After it was all done and everything worked, I cleaned up the git repositories so they were ready for more buildfarm runs:

for f in root/[RH]* ; do 
  pushd $f/pgsql
  git reset --hard
  git clean -dfxq
  popd
done

Pretty simple! The commands are shown here on multiple lines for clarity, but in fact I wrote each set on one line, so after applying the patches the whole thing took 2 lines. (Because jacana only builds back to release 9.2, I had to repeat the process on frogmouth for 9.0 and 9.1, using the same process).

Wednesday, March 4, 2015

new pg_partman release

Keith Fiske's pg_partman is a pretty nice tool for managing partitions of tables. I've recommended it recently to a couple of clients, and it's working well for them.

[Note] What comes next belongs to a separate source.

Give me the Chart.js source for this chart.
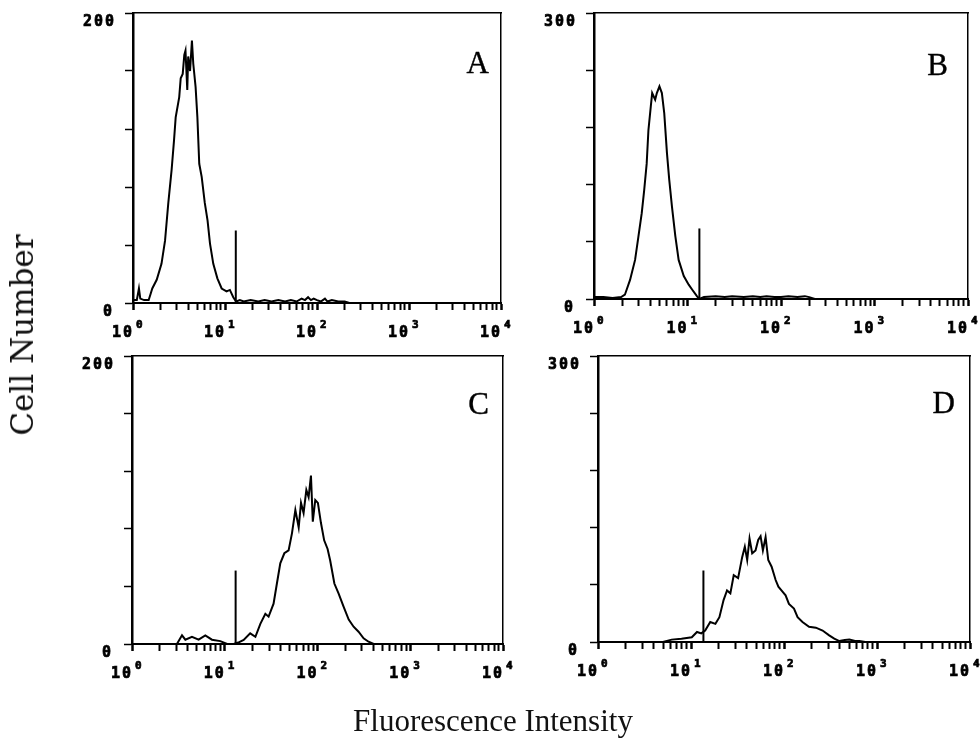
<!DOCTYPE html>
<html><head><meta charset="utf-8">
<script src="https://cdn.jsdelivr.net/npm/chart.js@4/dist/chart.umd.min.js"></script>
<style>
html,body{margin:0;padding:0;background:#fff;}
#wrap{position:relative;width:980px;height:755px;overflow:hidden;background:#fff;}
canvas{position:absolute;left:0;top:0;}
.ylab{position:absolute;left:22px;top:335px;transform:translate(-50%,-50%) rotate(-90deg);font-family:"DejaVu Serif",serif;font-size:31px;white-space:nowrap;color:#111;}
.xlab{position:absolute;left:493px;top:721px;transform:translate(-50%,-50%);font-family:"Liberation Serif",serif;font-size:31px;white-space:nowrap;color:#111;}
</style></head>
<body><div id="wrap">
<canvas id="cA" width="980" height="755"></canvas>
<canvas id="cB" width="980" height="755"></canvas>
<canvas id="cC" width="980" height="755"></canvas>
<canvas id="cD" width="980" height="755"></canvas>
<div class="ylab">Cell Number</div>
<div class="xlab">Fluorescence Intensity</div>
</div>
<script>
// ---- tick labels ----
const xTickValues = [1, 10, 100, 1000, 10000];
const xTickBase = '10';
const xTickExponents = ['0', '1', '2', '3', '4'];
const xMinorMantissas = [1, 2, 3, 4, 5, 6, 7, 8, 9];
const panelLetters = ['A', 'B', 'C', 'D'];
const yMaxValues = [200, 300, 200, 300];
const yMaxLabels = ['200', '300', '200', '300'];
const yZeroLabel = '0';

// ---- panel A ----
const aFluor = [1.00, 1.10, 1.16, 1.20, 1.32, 1.48, 1.55, 1.62, 1.81, 2.04, 2.23, 2.42, 2.63, 2.79, 2.91, 3.18, 3.30, 3.47, 3.61, 3.72, 3.89, 3.98, 4.17, 4.37, 4.52, 4.79, 5.01, 5.25, 5.58, 6.03, 6.46, 6.87, 7.46, 8.26, 9.20, 10.4, 11.3, 12.3, 13.2, 14.5, 16, 19, 23, 27, 32, 38, 45, 52, 60, 68, 74, 80, 86, 92, 100, 110, 122, 130, 145, 170, 200, 225];
const aCount = [2, 2, 10, 3, 2, 2, 6, 10, 16, 27, 43, 69, 92, 112, 128, 142, 155, 158, 171, 174, 147, 170, 160, 181, 165, 149, 128, 96, 87, 69, 57, 41, 27, 17, 10, 8, 9, 4, 1, 2, 1, 2, 1, 2, 1, 2, 1, 2, 1, 3, 2, 4, 2, 3, 2, 1, 3, 1, 2, 1, 1, 0];
const aMarkerFluor = [13.1, 13.1];
const aMarkerCount = [0, 50];

// ---- panel B ----
const bFluor = [1.00, 1.26, 1.58, 1.95, 2.14, 2.43, 2.75, 2.98, 3.24, 3.44, 3.66, 3.82, 4.05, 4.19, 4.51, 4.70, 5.01, 5.32, 5.64, 6.03, 6.38, 6.82, 7.41, 8.04, 9.12, 10.3, 11.2, 12.6, 13.4, 15, 20, 25, 30, 40, 50, 60, 70, 85, 100, 120, 150, 180, 200, 230];
const bCount = [2, 2, 1, 2, 4.5, 20, 41, 65, 90, 114, 142, 177, 202, 216, 209, 216, 223, 216, 195, 153, 125, 97, 66, 41, 24, 15, 10, 3, 0, 2, 3, 2, 3, 2, 3, 2, 3, 2, 2, 3, 2, 3, 2, 0];
const bMarkerFluor = [13.4, 13.4];
const bMarkerCount = [0, 74];

// ---- panel C ----
const cFluor = [1, 2.0, 3.05, 3.46, 3.76, 4.43, 5.23, 6.17, 7.28, 8.95, 10.6, 12.5, 14.0, 16.0, 18.8, 21.4, 24.2, 27.4, 29.7, 33.6, 36.5, 39.7, 43.9, 48.8, 53.1, 57.7, 62.7, 66.4, 70.8, 75.8, 80.2, 85, 89, 94.6, 101, 109, 118, 128.5, 137, 152, 169, 191, 217, 245, 277, 314, 355, 403, 500, 700, 1000];
const cCount = [0, 0, 0, 6, 3, 5, 3, 6, 3, 2, 0, 0, 1, 2.8, 7.4, 5, 14, 21, 19, 28, 42, 56, 63, 65, 77, 93, 81, 98, 91, 107, 102, 117, 85, 100, 98, 84, 72, 66, 58, 42, 35, 26, 17, 12, 8.5, 4, 1.6, 0, 0, 0, 0];
const cMarkerFluor = [13.1, 13.1];
const cMarkerCount = [0, 51];

// ---- panel D ----
const dFluor = [1, 3, 5, 6.2, 7.9, 10.2, 11.6, 12.9, 14.2, 16.1, 18.3, 20.2, 22.4, 24.4, 26.5, 28.8, 32.1, 35.5, 37.9, 40.2, 42.6, 45.5, 49.4, 52.8, 56, 59.3, 63.4, 67.7, 73.6, 81.3, 87, 94.4, 104, 113, 128, 140, 158, 186, 220, 260, 306, 347, 394, 450, 505, 580, 646, 750, 1000];
const dCount = [0, 0, 0, 2.5, 3.5, 5, 10.5, 9, 12, 21, 19, 26, 44, 54, 51, 70, 67, 89, 100, 86, 108.6, 93, 96, 107, 111, 96, 110, 86, 79, 65, 58, 54, 49, 40, 35, 26, 21, 16, 15, 12, 7, 3.5, 1, 2, 2.5, 1, 1, 0, 0];
const dMarkerFluor = [13.6, 13.6];
const dMarkerCount = [0, 75];

// ---- layout (pixels, not data) ----
const W = 980, H = 755, Y_AXIS_W = 8, X_AXIS_H = 7;
const panelBoxes = [
  {left: 133, top: 13, right: 501, bottom: 303, letterDx: -12, letterDy: 60},
  {left: 594, top: 13, right: 968, bottom: 299, letterDx: -20, letterDy: 62},
  {left: 132, top: 356, right: 503, bottom: 644, letterDx: -14, letterDy: 58},
  {left: 598, top: 356, right: 970, bottom: 642, letterDx: -15, letterDy: 57}
];

const xMinorTicks = [];
[1, 10, 100, 1000].forEach(d => xMinorMantissas.forEach(m => xMinorTicks.push(m * d)));
xMinorTicks.push(10000);

function heavyText(ctx, s, x, y) {
  ctx.fillText(s, x, y);
  ctx.strokeText(s, x, y);
}

const labelPlugin = {
  id: 'panelLabels',
  afterDraw(chart) {
    const o = chart.options.plugins.panelLabels;
    const {ctx, chartArea: a, scales: {x, y}} = chart;
    ctx.save();
    ctx.fillStyle = '#000';
    ctx.strokeStyle = '#000';
    ctx.lineWidth = 0.7;
    ctx.textBaseline = 'alphabetic';
    // x tick labels 10^n
    xTickValues.forEach((v, i) => {
      const px = x.getPixelForValue(v);
      ctx.letterSpacing = '2px';
      ctx.font = 'bold 15px "DejaVu Sans Mono"';
      ctx.textAlign = 'right';
      heavyText(ctx, xTickBase, px + 1, a.bottom + 34);
      ctx.letterSpacing = '0px';
      ctx.font = 'bold 11px "DejaVu Sans Mono"';
      ctx.textAlign = 'left';
      heavyText(ctx, xTickExponents[i], px + 3, a.bottom + 25);
    });
    // y labels
    ctx.letterSpacing = '2px';
    ctx.font = 'bold 15px "DejaVu Sans Mono"';
    ctx.textAlign = 'right';
    ctx.textBaseline = 'middle';
    heavyText(ctx, o.maxLabel, a.left - 17, y.getPixelForValue(o.maxValue) + 9);
    heavyText(ctx, yZeroLabel, a.left - 19, y.getPixelForValue(0) + 9);
    // panel letter
    ctx.letterSpacing = '0px';
    ctx.font = '31px "Liberation Serif"';
    ctx.textBaseline = 'alphabetic';
    ctx.textAlign = 'right';
    ctx.lineWidth = 0.4;
    heavyText(ctx, o.letter, a.right + o.box.letterDx, a.top + o.box.letterDy);
    ctx.restore();
  }
};

function makeChart(id, idx, fx, fy, mx, my) {
  const box = panelBoxes[idx];
  const yMax = yMaxValues[idx];
  return new Chart(document.getElementById(id), {
    type: 'line',
    data: {
      datasets: [
        {data: fx.map((v, i) => ({x: v, y: fy[i]})), borderColor: '#000', borderWidth: 2, pointRadius: 0, tension: 0, fill: false},
        {data: mx.map((v, i) => ({x: v, y: my[i]})), borderColor: '#000', borderWidth: 2, pointRadius: 0, tension: 0, fill: false}
      ]
    },
    options: {
      responsive: false, animation: false, devicePixelRatio: 1,
      layout: {padding: {left: box.left - Y_AXIS_W, top: box.top, right: W - box.right, bottom: H - box.bottom - X_AXIS_H}},
      plugins: {
        legend: {display: false}, tooltip: {enabled: false},
        panelLabels: {letter: panelLetters[idx], maxLabel: yMaxLabels[idx], maxValue: yMax, box: box}
      },
      scales: {
        x: {
          type: 'logarithmic', position: 'bottom', min: 1, max: 10000,
          afterBuildTicks: s => { s.ticks = xMinorTicks.map(v => ({value: v})); },
          afterFit: s => { s.height = X_AXIS_H; },
          ticks: {display: false},
          grid: {display: true, drawOnChartArea: false, drawTicks: true, tickLength: 7, tickColor: '#000',
                 tickWidth: c => (c.tick && Number.isInteger(Math.round(Math.log10(c.tick.value) * 1000) / 1000)) ? 2.5 : 2},
          border: {display: true, color: '#000', width: 2}
        },
        y: {
          type: 'linear', position: 'left', min: 0, max: yMax,
          ticks: {display: false, stepSize: yMax / 5},
          afterFit: s => { s.width = Y_AXIS_W; },
          grid: {display: true, drawOnChartArea: false, drawTicks: true, tickLength: 8, tickColor: '#000', tickWidth: 1.5},
          border: {display: true, color: '#000', width: 2.5}
        },
        xTop: {
          type: 'linear', position: 'top', display: true,
          ticks: {display: false}, grid: {display: false},
          afterFit: s => { s.height = 0; },
          border: {display: true, color: '#000', width: 1.5}
        },
        yRight: {
          type: 'linear', position: 'right', display: true,
          ticks: {display: false}, grid: {display: false},
          afterFit: s => { s.width = 0; },
          border: {display: true, color: '#000', width: 1.5}
        }
      }
    },
    plugins: [labelPlugin]
  });
}

makeChart('cA', 0, aFluor, aCount, aMarkerFluor, aMarkerCount);
makeChart('cB', 1, bFluor, bCount, bMarkerFluor, bMarkerCount);
makeChart('cC', 2, cFluor, cCount, cMarkerFluor, cMarkerCount);
makeChart('cD', 3, dFluor, dCount, dMarkerFluor, dMarkerCount);
</script>
</body></html>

Based on that I have made a couple of suggestions for improvement, and today he's made a release including one of them. Previously, the script to rebuild the child indexes essentially removed them all and rebuilt them. Now it only removes those that are no longer on the parent table, and only adds those that are on the parent but not on the child, so if you just add or delete one index on the parent that's all that gets done on the children too.

I'm happy to say that he's also working on my other, more significant suggestion, which is to have a hybrid partitioning mode where the trigger has static inserts for the likely common tables and dynamic inserts for the rest. That will mean you don't have to make nasty choices between flexibility and speed. I'm looking forward to it.